Dynamic deposition of four heterogeneous starch granules in TRS developing kernels in 2016. Whole sections of 2 μm thickness are sectioned transversely at the midregion of developing kernels and stained with safranine and I₂/KI. The endosperm after 7 DAF is divided into four regions, I, II, III, and IV, from the inner to the outer part. The four squared areas in the whole sections from the inner to the outer part are successively magnified, showing that the polygonal, aggregate, elongated, and hollow granules are gradually deposited regionally in the endosperm from the inner to the outer part. Bars = 1 mm for the whole sections and 10 μm for the magnified photographs.

Figure 2.

Changes of amylose, amylopectin, and starch contents in developing kernels in 2016. The contents are standardized by one seed. Values are means ± sd from three biological replicates. Asterisks highlight significant differences in amylose, amylopectin, and starch contents between TQ and TRS by Student’s t test (*, P < 0.05; **, P < 0.01; and ***, P < 0.001).

Figure 3.

Pleiotrophic effects of SBEI and SBEIIb down-regulation on other starch biosynthesis-related enzymes in developing endosperm at 10 DAF in 2016. A, Reverse transcription-PCR analysis of starch biosynthesis-related enzyme genes.

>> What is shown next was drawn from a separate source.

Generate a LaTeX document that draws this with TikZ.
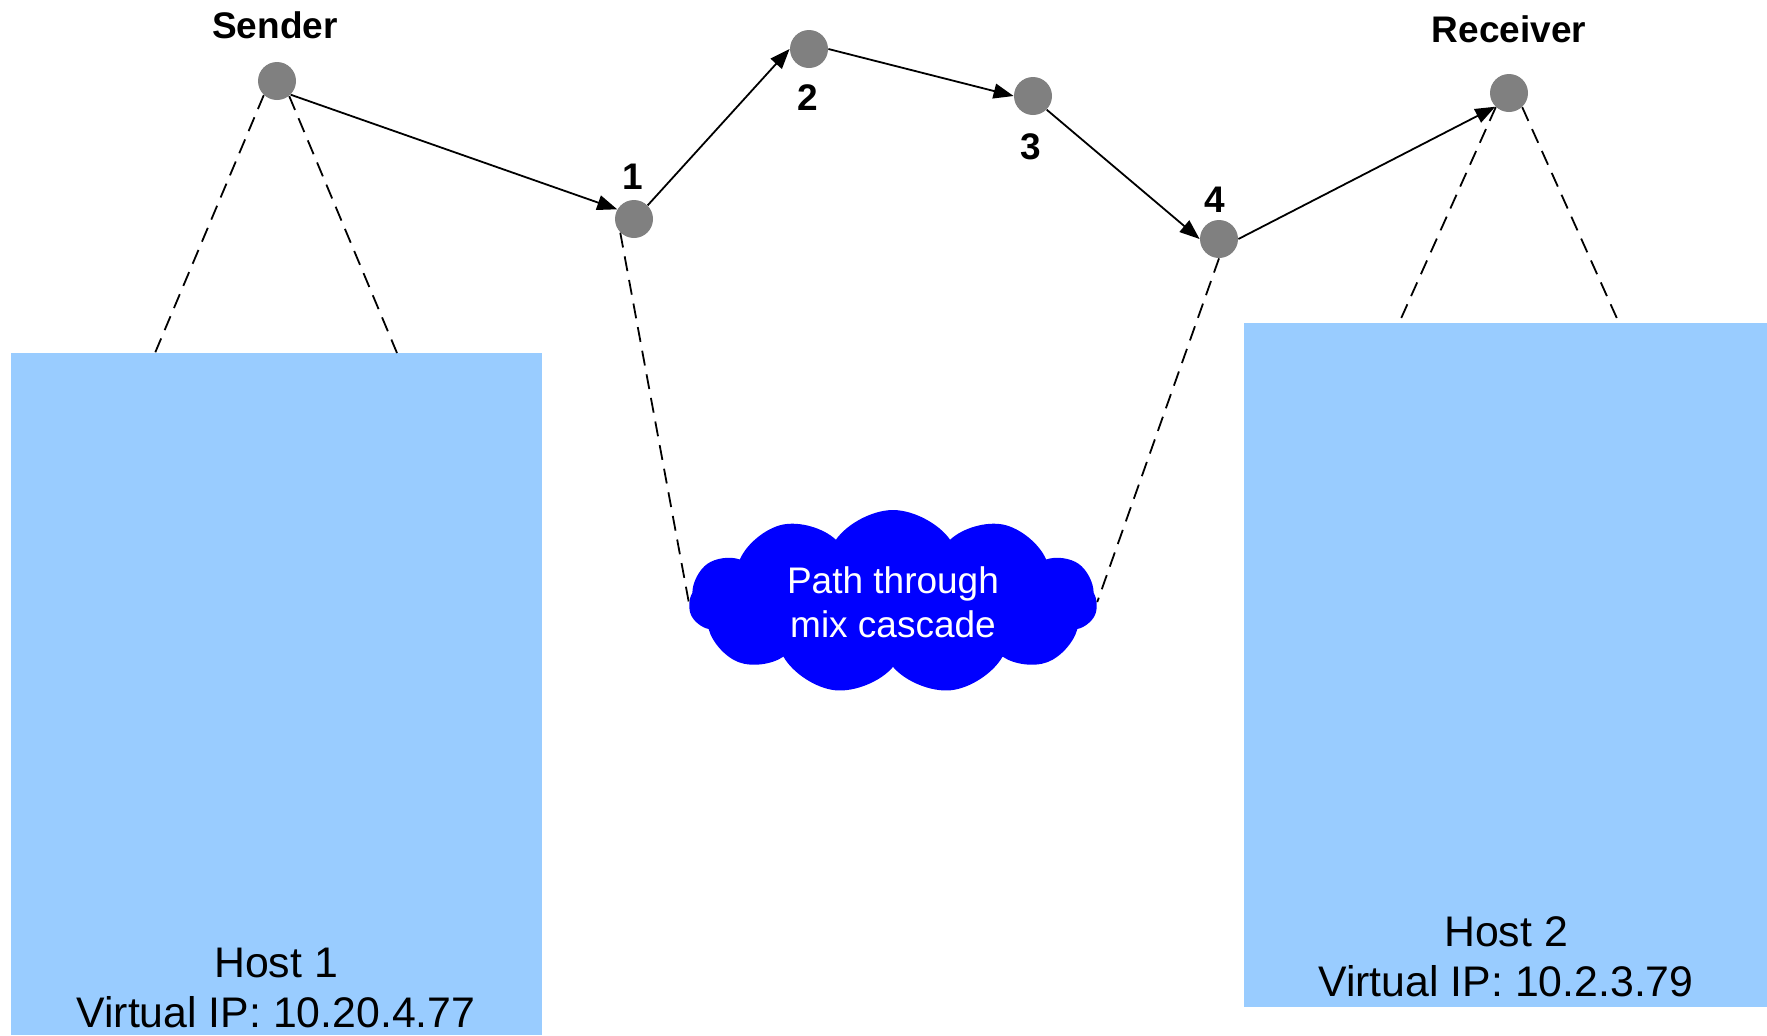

The actin gene is used as a reference for comparative quantitation. Values are means ± sd from three biological replicates each with technical triplicates. Asterisks highlight significant differences in starch synthesis-related enzymes between TQ and TRS by Student’s t test (***, P < 0.001). B, Immunoblotting of starch biosynthesis-related enzymes. Anti-HSP82 antibody is used as a loading control. C, Native PAGE/activity staining of SBEs, SSs, Pho, and DBEs. D, GBSSI activities of starch granules isolated from TQ and TRS endosperm. Values are means ± sd from three biological replicates.

Figure 4.

Dynamic expression and deposition of amylopectin synthesis-related enzymes in soluble fraction (A) and granule-associated fraction (B) of developing kernels in 2016. The amount of soluble protein is standardized by HSP82, and granule-bound fraction is standardized by one seed.

Figure 5.

Starch components and amylopectin molecular structure of TQ and TRS developing kernels at 25 DAF in 2016. A to F, GPC profiles of isoamylase-debranched starch (solid lines) and purified amylopectin (dotted lines). Peak 1 and peak 2 consist of short and long branch chains of amylopectin, respectively. Peak 3 is a mixture of amylose and amylopectin extra-long chains. MW, Molecular weight. G, Chain-length distribution of amylopectin by FACE. H, Differences in amylopectin chain lengths between TQ and TRS starches.

Figure 6.

Distribution (A) and relative protein amount (B) of granule-bound proteins in starch granules from TQ and TRS developing kernels at 25 DAF in 2016. A, The protein amount is standardized by milligrams of starch. TRS-p, TRS-a, TRS-e, and TRS-h represent the polygonal, aggregate, elongated, and hollow starch granules from TRS, respectively. B, The relative protein amount is the proportion of protein in TRS to that in TQ. Values are means ± sd from three biological replicates. Values for the same protein indicated by different lowercase letters are significantly different (P < 0.05) as determined by one-way ANOVA and Tukey’s test.

Figure 7.

Immunostaining analysis of three SBEs in developing kernels at 10 DAF in 2016. SBEI, SBEIIa, and SBEIIb are broadly associated with all the granules in TQ (A, C, and E), while their fluorescence signals display a gradually decreased trend in endosperm from the inner to the outer part in TRS (B, D, and F). Bars = 1 mm for A to F and 10 μm for A1 to F4.